WHAT IS REQUIRED:
The listing below holds a line with "The picture is" and a later line with "const DEPTH_Y = 65;". Write out those two lines and every line between them, exactly, and nothing else.

DATA:
........

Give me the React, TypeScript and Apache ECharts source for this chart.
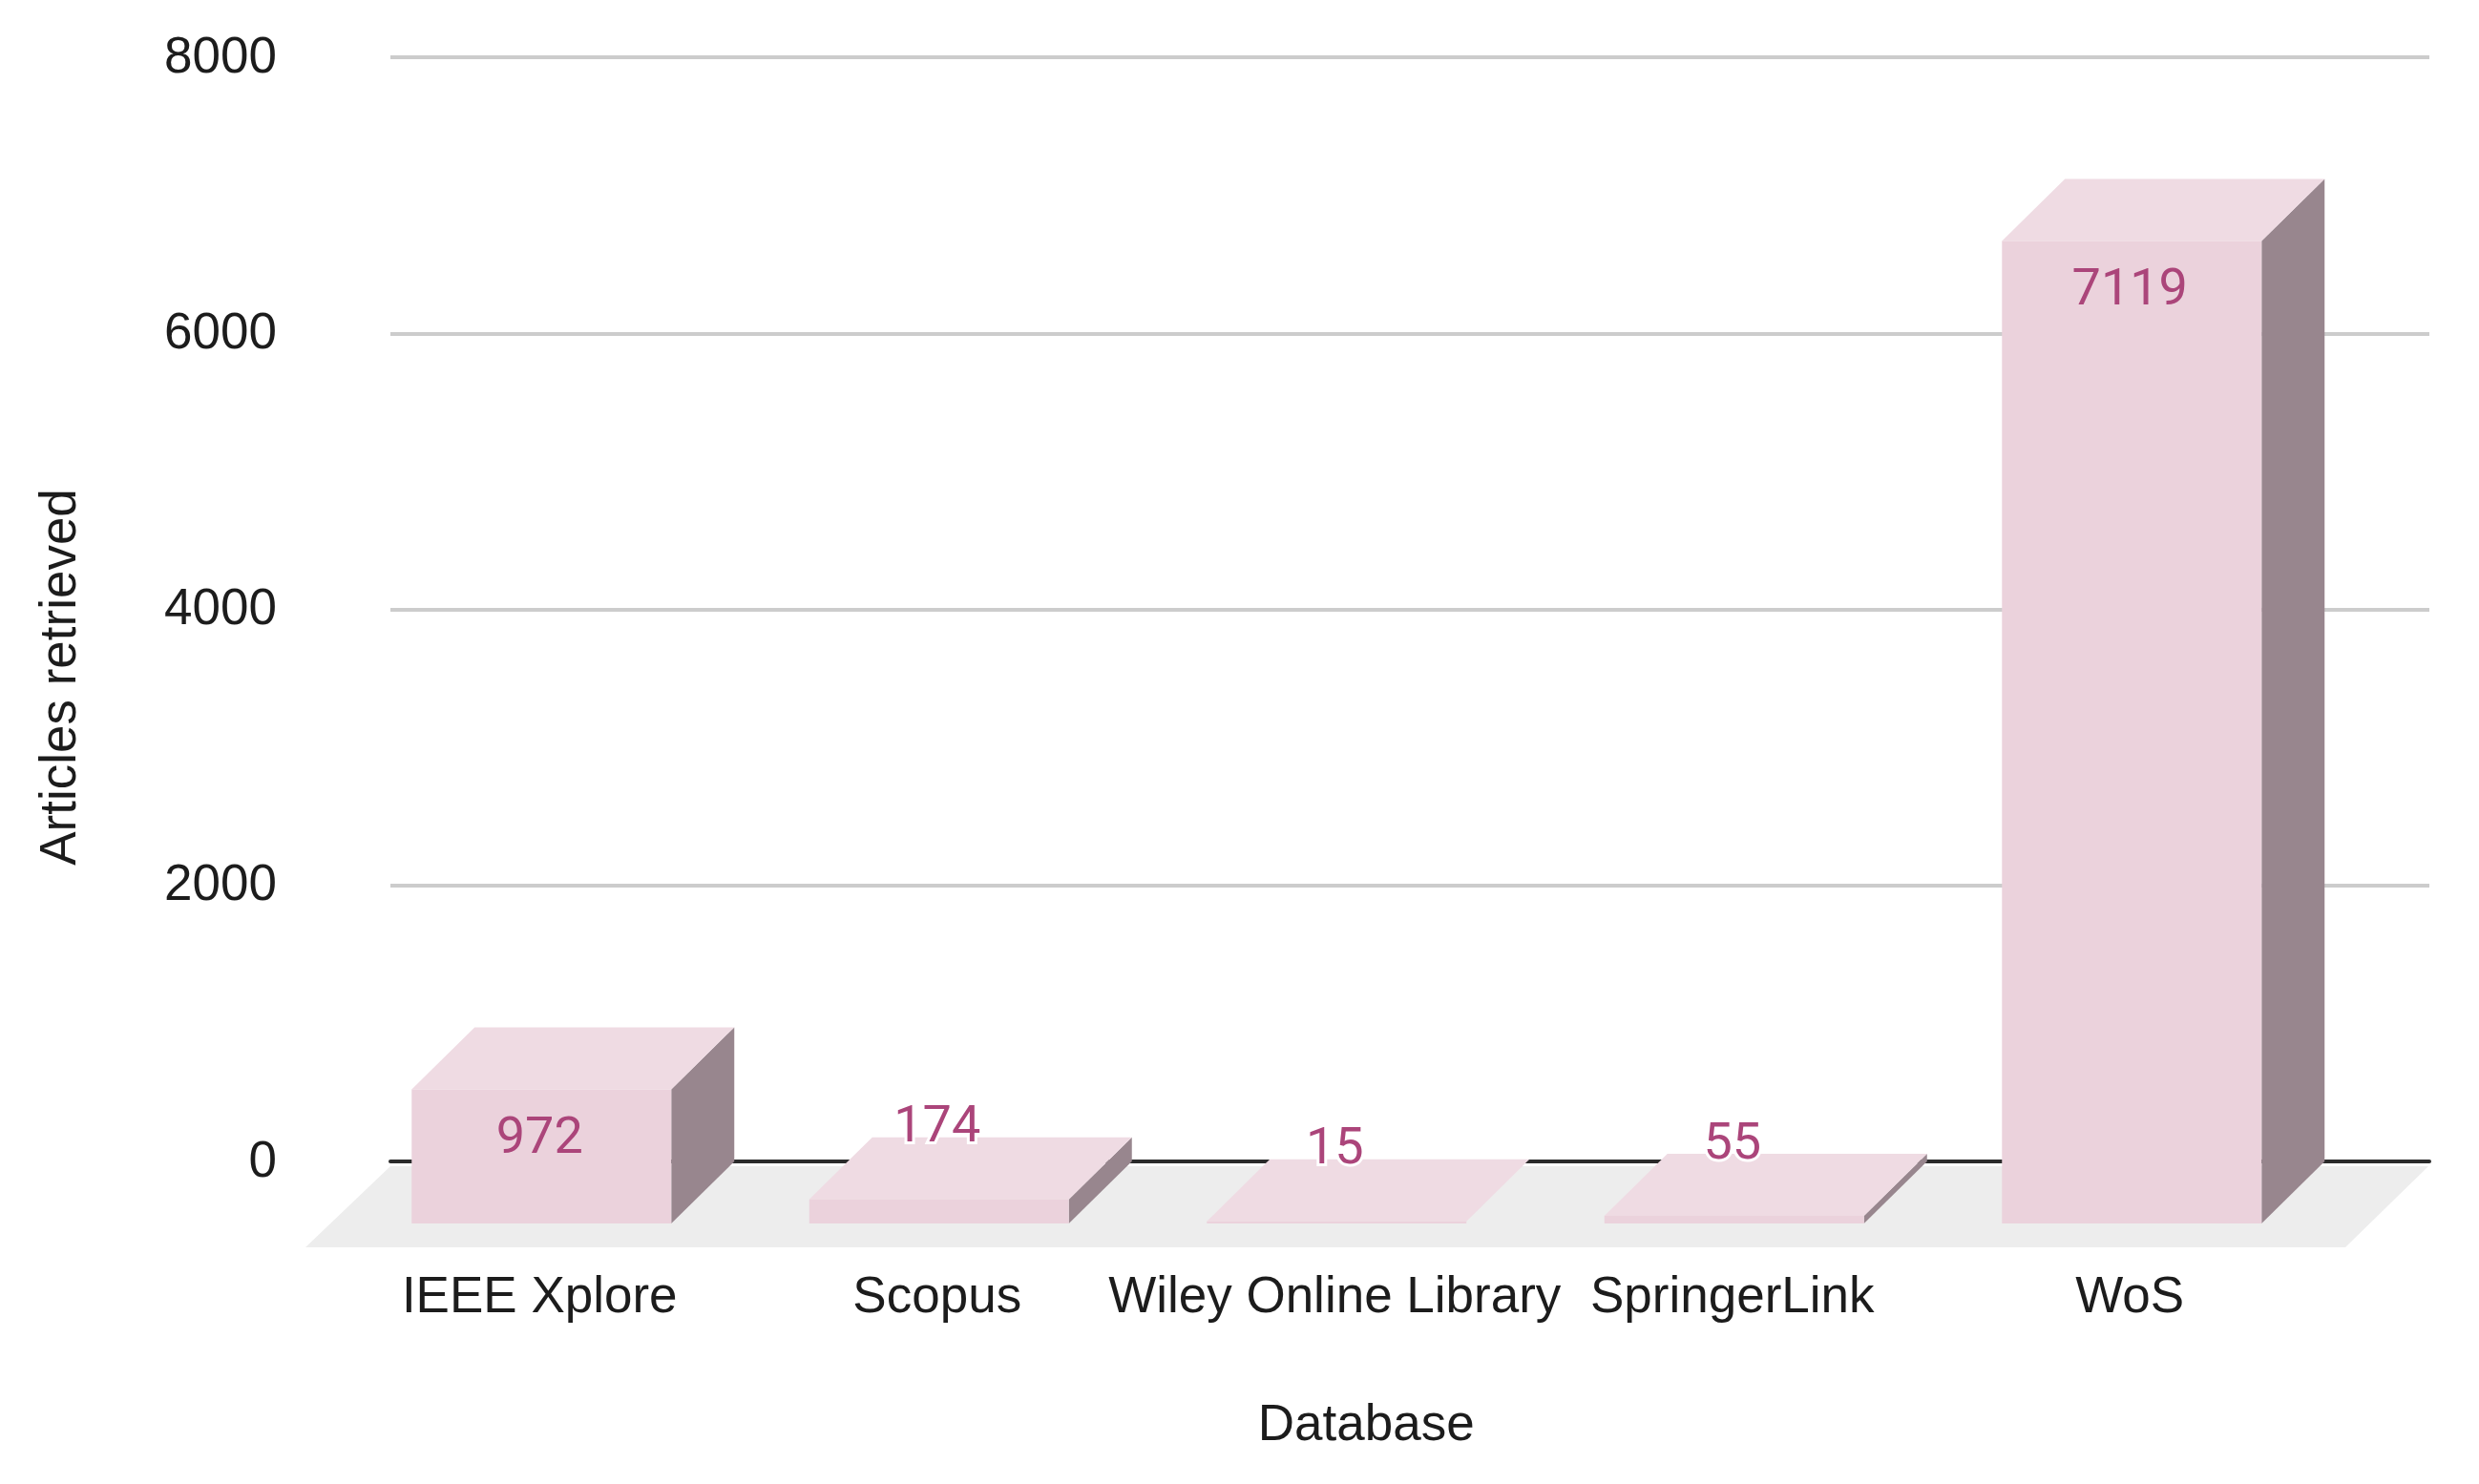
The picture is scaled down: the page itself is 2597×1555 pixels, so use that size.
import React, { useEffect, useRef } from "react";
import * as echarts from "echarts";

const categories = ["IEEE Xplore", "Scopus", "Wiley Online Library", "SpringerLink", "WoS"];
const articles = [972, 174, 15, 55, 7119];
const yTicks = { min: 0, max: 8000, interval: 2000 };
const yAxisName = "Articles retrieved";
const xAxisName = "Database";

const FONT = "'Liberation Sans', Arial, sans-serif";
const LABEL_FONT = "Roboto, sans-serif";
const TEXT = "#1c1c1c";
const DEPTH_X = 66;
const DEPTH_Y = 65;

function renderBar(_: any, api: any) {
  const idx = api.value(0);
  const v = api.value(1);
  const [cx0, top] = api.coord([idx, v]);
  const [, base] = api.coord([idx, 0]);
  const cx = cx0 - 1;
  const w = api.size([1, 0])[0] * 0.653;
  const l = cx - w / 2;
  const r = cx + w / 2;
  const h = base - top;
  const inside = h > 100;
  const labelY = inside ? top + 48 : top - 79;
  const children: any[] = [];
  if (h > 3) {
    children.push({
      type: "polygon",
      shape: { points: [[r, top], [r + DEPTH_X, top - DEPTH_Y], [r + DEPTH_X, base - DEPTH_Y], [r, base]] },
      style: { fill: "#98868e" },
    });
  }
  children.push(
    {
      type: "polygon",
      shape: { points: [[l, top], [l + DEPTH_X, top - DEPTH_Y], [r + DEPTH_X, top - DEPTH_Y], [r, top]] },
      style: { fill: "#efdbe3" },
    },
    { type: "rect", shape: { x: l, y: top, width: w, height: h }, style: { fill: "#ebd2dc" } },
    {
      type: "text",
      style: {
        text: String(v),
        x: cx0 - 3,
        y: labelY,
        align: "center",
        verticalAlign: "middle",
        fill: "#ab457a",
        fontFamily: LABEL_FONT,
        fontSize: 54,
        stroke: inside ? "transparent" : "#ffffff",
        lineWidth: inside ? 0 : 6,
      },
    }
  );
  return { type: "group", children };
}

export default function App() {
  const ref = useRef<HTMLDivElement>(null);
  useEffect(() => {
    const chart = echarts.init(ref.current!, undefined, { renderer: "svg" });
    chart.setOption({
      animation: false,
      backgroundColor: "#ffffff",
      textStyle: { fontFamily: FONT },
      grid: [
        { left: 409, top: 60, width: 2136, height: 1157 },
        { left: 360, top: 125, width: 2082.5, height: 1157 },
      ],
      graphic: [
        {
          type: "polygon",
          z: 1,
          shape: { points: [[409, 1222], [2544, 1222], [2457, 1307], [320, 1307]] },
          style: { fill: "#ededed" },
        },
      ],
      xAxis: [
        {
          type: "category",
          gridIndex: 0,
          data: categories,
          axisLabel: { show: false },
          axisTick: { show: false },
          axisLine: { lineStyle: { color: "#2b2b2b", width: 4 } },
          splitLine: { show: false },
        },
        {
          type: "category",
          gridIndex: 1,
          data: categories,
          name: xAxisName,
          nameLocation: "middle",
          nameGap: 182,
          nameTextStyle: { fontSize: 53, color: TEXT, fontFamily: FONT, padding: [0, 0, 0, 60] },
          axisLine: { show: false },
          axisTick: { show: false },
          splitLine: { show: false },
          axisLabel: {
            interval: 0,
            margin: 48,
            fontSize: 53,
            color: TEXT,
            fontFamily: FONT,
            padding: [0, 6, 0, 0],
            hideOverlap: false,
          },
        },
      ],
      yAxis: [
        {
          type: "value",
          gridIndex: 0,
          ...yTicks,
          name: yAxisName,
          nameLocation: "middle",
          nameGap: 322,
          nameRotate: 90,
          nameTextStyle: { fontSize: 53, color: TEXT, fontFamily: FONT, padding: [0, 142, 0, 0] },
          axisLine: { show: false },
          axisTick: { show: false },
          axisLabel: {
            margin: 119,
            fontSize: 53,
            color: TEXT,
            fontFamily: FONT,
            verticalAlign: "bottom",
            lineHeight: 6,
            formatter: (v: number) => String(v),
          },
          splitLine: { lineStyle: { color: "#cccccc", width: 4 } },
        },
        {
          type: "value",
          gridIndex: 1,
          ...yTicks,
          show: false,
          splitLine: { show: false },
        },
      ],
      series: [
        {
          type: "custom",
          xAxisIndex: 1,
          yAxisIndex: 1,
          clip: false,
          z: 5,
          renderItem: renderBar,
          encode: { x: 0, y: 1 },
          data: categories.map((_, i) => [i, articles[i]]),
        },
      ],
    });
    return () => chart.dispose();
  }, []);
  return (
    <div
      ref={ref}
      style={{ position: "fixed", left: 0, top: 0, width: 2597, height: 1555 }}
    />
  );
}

........

EXERCISE SOLUTION:
The picture is scaled down: the page itself is 2597×1555 pixels, so use that size.
import React, { useEffect, useRef } from "react";
import * as echarts from "echarts";

const categories = ["IEEE Xplore", "Scopus", "Wiley Online Library", "SpringerLink", "WoS"];
const articles = [972, 174, 15, 55, 7119];
const yTicks = { min: 0, max: 8000, interval: 2000 };
const yAxisName = "Articles retrieved";
const xAxisName = "Database";

const FONT = "'Liberation Sans', Arial, sans-serif";
const LABEL_FONT = "Roboto, sans-serif";
const TEXT = "#1c1c1c";
const DEPTH_X = 66;
const DEPTH_Y = 65;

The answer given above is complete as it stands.